Exercise prompt: Write out the material exactly, without any of its pictures.

Provided entries:
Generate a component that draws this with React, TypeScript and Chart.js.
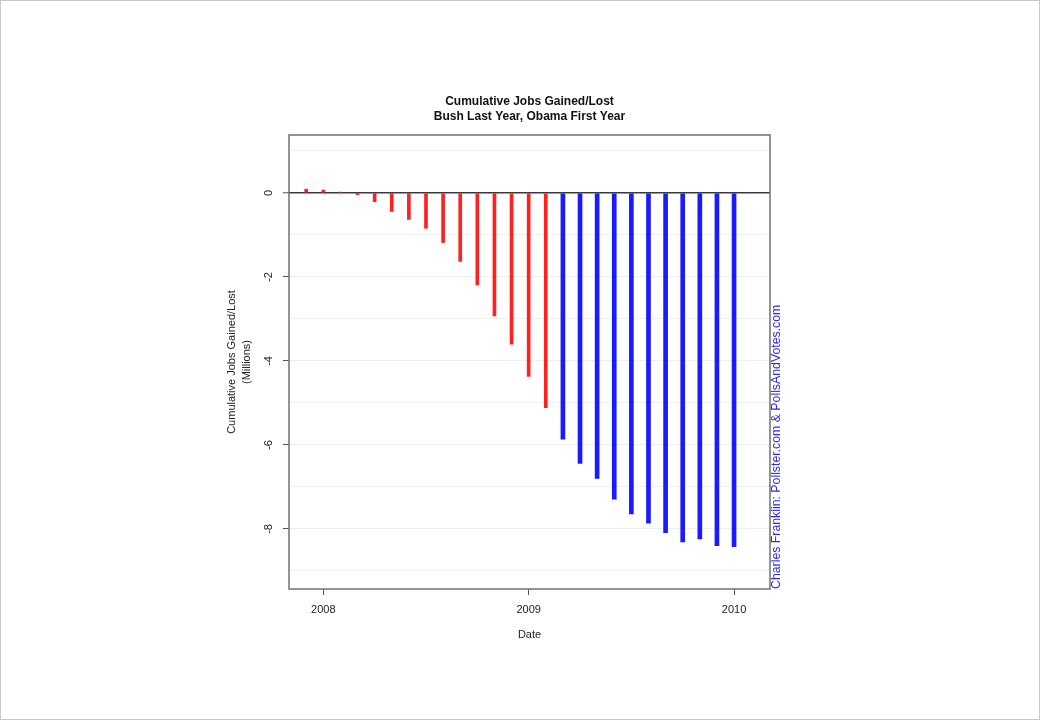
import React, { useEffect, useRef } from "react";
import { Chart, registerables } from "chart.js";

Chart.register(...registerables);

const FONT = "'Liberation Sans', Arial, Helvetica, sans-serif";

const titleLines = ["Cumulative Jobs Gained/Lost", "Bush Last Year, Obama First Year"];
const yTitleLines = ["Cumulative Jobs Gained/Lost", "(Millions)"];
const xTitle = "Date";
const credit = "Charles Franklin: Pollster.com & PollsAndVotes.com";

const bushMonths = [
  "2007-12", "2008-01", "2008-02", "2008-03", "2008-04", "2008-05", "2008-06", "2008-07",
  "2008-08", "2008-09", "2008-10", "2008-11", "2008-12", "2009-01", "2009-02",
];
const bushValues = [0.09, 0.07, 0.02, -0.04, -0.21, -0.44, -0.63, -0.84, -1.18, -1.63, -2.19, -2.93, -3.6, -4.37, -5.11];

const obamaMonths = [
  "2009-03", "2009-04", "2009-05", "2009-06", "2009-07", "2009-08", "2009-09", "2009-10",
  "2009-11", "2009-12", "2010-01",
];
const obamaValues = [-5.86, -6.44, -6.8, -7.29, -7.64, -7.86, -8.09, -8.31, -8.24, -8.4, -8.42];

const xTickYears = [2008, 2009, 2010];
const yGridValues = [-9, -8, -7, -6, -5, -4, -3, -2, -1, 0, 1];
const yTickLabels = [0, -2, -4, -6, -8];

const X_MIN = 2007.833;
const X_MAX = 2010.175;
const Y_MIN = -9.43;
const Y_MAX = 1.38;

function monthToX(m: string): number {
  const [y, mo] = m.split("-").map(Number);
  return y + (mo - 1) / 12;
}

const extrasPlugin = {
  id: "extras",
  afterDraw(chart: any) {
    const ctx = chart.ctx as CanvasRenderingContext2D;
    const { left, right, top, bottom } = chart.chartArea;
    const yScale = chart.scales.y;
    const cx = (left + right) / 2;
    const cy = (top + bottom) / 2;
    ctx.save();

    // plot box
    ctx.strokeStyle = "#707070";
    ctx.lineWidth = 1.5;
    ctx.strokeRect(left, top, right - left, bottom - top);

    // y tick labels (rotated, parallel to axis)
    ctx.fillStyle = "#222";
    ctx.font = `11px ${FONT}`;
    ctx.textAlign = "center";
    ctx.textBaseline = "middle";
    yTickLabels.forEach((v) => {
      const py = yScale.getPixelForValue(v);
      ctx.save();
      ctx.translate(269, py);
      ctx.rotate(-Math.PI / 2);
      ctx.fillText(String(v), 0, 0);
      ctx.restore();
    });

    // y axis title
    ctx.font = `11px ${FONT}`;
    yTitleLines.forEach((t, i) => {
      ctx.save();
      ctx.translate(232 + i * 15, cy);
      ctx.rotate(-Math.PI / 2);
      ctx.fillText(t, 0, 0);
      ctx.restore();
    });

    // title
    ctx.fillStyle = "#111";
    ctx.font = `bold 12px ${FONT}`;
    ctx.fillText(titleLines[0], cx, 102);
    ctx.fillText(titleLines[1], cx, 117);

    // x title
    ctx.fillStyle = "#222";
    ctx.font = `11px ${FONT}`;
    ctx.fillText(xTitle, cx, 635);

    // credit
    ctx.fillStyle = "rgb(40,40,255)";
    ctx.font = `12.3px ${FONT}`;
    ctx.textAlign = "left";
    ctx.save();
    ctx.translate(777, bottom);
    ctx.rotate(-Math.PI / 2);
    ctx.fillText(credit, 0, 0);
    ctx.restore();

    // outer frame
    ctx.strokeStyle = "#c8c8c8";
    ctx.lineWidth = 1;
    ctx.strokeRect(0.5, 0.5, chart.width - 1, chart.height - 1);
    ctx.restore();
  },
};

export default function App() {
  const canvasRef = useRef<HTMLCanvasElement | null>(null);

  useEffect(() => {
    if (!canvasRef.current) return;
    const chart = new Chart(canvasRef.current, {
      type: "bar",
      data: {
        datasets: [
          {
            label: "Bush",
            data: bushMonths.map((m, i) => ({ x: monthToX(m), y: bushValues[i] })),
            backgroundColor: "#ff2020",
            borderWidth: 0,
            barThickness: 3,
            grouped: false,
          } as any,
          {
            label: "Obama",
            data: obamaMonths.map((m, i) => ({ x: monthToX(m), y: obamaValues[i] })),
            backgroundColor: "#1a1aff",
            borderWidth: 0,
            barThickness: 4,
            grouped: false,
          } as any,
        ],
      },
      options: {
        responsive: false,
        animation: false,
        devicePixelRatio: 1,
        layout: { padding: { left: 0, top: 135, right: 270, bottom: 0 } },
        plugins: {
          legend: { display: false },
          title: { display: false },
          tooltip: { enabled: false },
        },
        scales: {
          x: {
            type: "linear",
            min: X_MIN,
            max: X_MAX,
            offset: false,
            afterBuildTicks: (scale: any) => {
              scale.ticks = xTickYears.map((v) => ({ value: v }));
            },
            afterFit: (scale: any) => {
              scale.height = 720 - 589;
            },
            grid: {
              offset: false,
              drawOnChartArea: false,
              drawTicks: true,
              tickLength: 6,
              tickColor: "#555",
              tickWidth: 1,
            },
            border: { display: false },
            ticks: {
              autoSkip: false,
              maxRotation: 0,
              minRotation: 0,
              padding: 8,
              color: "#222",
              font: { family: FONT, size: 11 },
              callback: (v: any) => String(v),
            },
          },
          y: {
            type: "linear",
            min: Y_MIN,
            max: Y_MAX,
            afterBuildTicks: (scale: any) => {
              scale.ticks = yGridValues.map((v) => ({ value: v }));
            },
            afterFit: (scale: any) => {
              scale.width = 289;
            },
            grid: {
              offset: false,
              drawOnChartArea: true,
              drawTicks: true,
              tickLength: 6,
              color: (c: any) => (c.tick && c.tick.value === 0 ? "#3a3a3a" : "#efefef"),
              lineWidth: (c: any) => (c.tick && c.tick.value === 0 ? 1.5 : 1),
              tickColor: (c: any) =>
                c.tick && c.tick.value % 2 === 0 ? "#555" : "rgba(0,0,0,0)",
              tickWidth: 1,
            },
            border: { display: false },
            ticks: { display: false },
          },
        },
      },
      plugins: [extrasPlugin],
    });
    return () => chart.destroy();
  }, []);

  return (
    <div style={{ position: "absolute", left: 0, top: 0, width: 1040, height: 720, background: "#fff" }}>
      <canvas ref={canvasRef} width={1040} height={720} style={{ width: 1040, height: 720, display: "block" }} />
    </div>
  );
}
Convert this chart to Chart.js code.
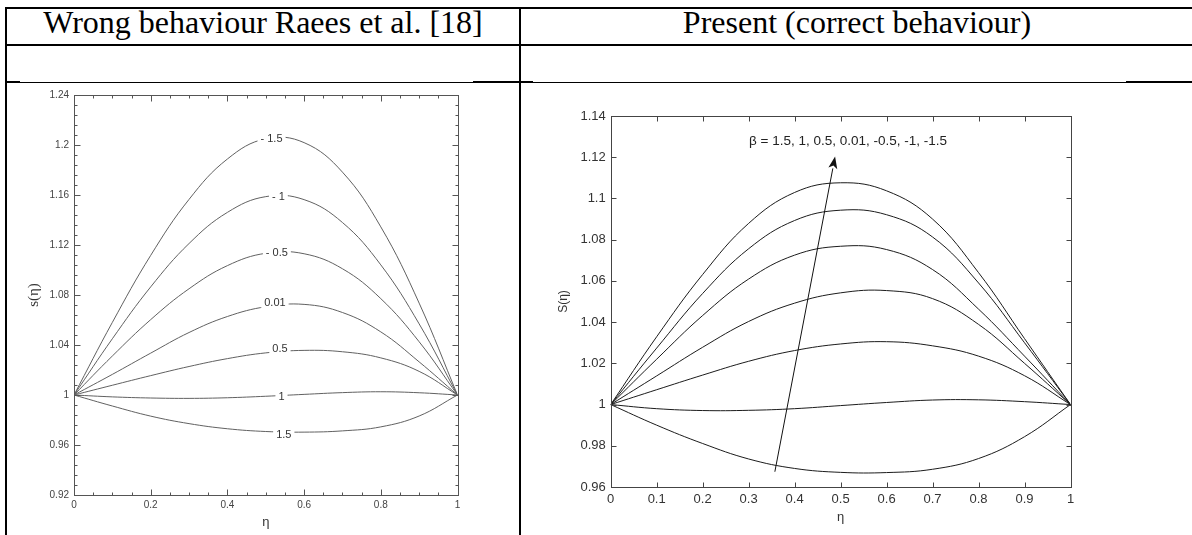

Exercise response:
Generate a component that draws this with React, TypeScript and Chart.js.
import React, { useEffect, useRef } from "react";
import { Chart, registerables } from "chart.js";

Chart.register(...registerables);

const FONT = "'Liberation Sans', Arial, Helvetica, sans-serif";

const titleLines = ["Cumulative Jobs Gained/Lost", "Bush Last Year, Obama First Year"];
const yTitleLines = ["Cumulative Jobs Gained/Lost", "(Millions)"];
const xTitle = "Date";
const credit = "Charles Franklin: Pollster.com & PollsAndVotes.com";

const bushMonths = [
  "2007-12", "2008-01", "2008-02", "2008-03", "2008-04", "2008-05", "2008-06", "2008-07",
  "2008-08", "2008-09", "2008-10", "2008-11", "2008-12", "2009-01", "2009-02",
];
const bushValues = [0.09, 0.07, 0.02, -0.04, -0.21, -0.44, -0.63, -0.84, -1.18, -1.63, -2.19, -2.93, -3.6, -4.37, -5.11];

const obamaMonths = [
  "2009-03", "2009-04", "2009-05", "2009-06", "2009-07", "2009-08", "2009-09", "2009-10",
  "2009-11", "2009-12", "2010-01",
];
const obamaValues = [-5.86, -6.44, -6.8, -7.29, -7.64, -7.86, -8.09, -8.31, -8.24, -8.4, -8.42];

const xTickYears = [2008, 2009, 2010];
const yGridValues = [-9, -8, -7, -6, -5, -4, -3, -2, -1, 0, 1];
const yTickLabels = [0, -2, -4, -6, -8];

const X_MIN = 2007.833;
const X_MAX = 2010.175;
const Y_MIN = -9.43;
const Y_MAX = 1.38;

function monthToX(m: string): number {
  const [y, mo] = m.split("-").map(Number);
  return y + (mo - 1) / 12;
}

const extrasPlugin = {
  id: "extras",
  afterDraw(chart: any) {
    const ctx = chart.ctx as CanvasRenderingContext2D;
    const { left, right, top, bottom } = chart.chartArea;
    const yScale = chart.scales.y;
    const cx = (left + right) / 2;
    const cy = (top + bottom) / 2;
    ctx.save();

    // plot box
    ctx.strokeStyle = "#707070";
    ctx.lineWidth = 1.5;
    ctx.strokeRect(left, top, right - left, bottom - top);

    // y tick labels (rotated, parallel to axis)
    ctx.fillStyle = "#222";
    ctx.font = `11px ${FONT}`;
    ctx.textAlign = "center";
    ctx.textBaseline = "middle";
    yTickLabels.forEach((v) => {
      const py = yScale.getPixelForValue(v);
      ctx.save();
      ctx.translate(269, py);
      ctx.rotate(-Math.PI / 2);
      ctx.fillText(String(v), 0, 0);
      ctx.restore();
    });

    // y axis title
    ctx.font = `11px ${FONT}`;
    yTitleLines.forEach((t, i) => {
      ctx.save();
      ctx.translate(232 + i * 15, cy);
      ctx.rotate(-Math.PI / 2);
      ctx.fillText(t, 0, 0);
      ctx.restore();
    });

    // title
    ctx.fillStyle = "#111";
    ctx.font = `bold 12px ${FONT}`;
    ctx.fillText(titleLines[0], cx, 102);
    ctx.fillText(titleLines[1], cx, 117);

    // x title
    ctx.fillStyle = "#222";
    ctx.font = `11px ${FONT}`;
    ctx.fillText(xTitle, cx, 635);

    // credit
    ctx.fillStyle = "rgb(40,40,255)";
    ctx.font = `12.3px ${FONT}`;
    ctx.textAlign = "left";
    ctx.save();
    ctx.translate(777, bottom);
    ctx.rotate(-Math.PI / 2);
    ctx.fillText(credit, 0, 0);
    ctx.restore();

    // outer frame
    ctx.strokeStyle = "#c8c8c8";
    ctx.lineWidth = 1;
    ctx.strokeRect(0.5, 0.5, chart.width - 1, chart.height - 1);
    ctx.restore();
  },
};

export default function App() {
  const canvasRef = useRef<HTMLCanvasElement | null>(null);

  useEffect(() => {
    if (!canvasRef.current) return;
    const chart = new Chart(canvasRef.current, {
      type: "bar",
      data: {
        datasets: [
          {
            label: "Bush",
            data: bushMonths.map((m, i) => ({ x: monthToX(m), y: bushValues[i] })),
            backgroundColor: "#ff2020",
            borderWidth: 0,
            barThickness: 3,
            grouped: false,
          } as any,
          {
            label: "Obama",
            data: obamaMonths.map((m, i) => ({ x: monthToX(m), y: obamaValues[i] })),
            backgroundColor: "#1a1aff",
            borderWidth: 0,
            barThickness: 4,
            grouped: false,
          } as any,
        ],
      },
      options: {
        responsive: false,
        animation: false,
        devicePixelRatio: 1,
        layout: { padding: { left: 0, top: 135, right: 270, bottom: 0 } },
        plugins: {
          legend: { display: false },
          title: { display: false },
          tooltip: { enabled: false },
        },
        scales: {
          x: {
            type: "linear",
            min: X_MIN,
            max: X_MAX,
            offset: false,
            afterBuildTicks: (scale: any) => {
              scale.ticks = xTickYears.map((v) => ({ value: v }));
            },
            afterFit: (scale: any) => {
              scale.height = 720 - 589;
            },
            grid: {
              offset: false,
              drawOnChartArea: false,
              drawTicks: true,
              tickLength: 6,
              tickColor: "#555",
              tickWidth: 1,
            },
            border: { display: false },
            ticks: {
              autoSkip: false,
              maxRotation: 0,
              minRotation: 0,
              padding: 8,
              color: "#222",
              font: { family: FONT, size: 11 },
              callback: (v: any) => String(v),
            },
          },
          y: {
            type: "linear",
            min: Y_MIN,
            max: Y_MAX,
            afterBuildTicks: (scale: any) => {
              scale.ticks = yGridValues.map((v) => ({ value: v }));
            },
            afterFit: (scale: any) => {
              scale.width = 289;
            },
            grid: {
              offset: false,
              drawOnChartArea: true,
              drawTicks: true,
              tickLength: 6,
              color: (c: any) => (c.tick && c.tick.value === 0 ? "#3a3a3a" : "#efefef"),
              lineWidth: (c: any) => (c.tick && c.tick.value === 0 ? 1.5 : 1),
              tickColor: (c: any) =>
                c.tick && c.tick.value % 2 === 0 ? "#555" : "rgba(0,0,0,0)",
              tickWidth: 1,
            },
            border: { display: false },
            ticks: { display: false },
          },
        },
      },
      plugins: [extrasPlugin],
    });
    return () => chart.destroy();
  }, []);

  return (
    <div style={{ position: "absolute", left: 0, top: 0, width: 1040, height: 720, background: "#fff" }}>
      <canvas ref={canvasRef} width={1040} height={720} style={{ width: 1040, height: 720, display: "block" }} />
    </div>
  );
}
Convert this chart to Chart.js code.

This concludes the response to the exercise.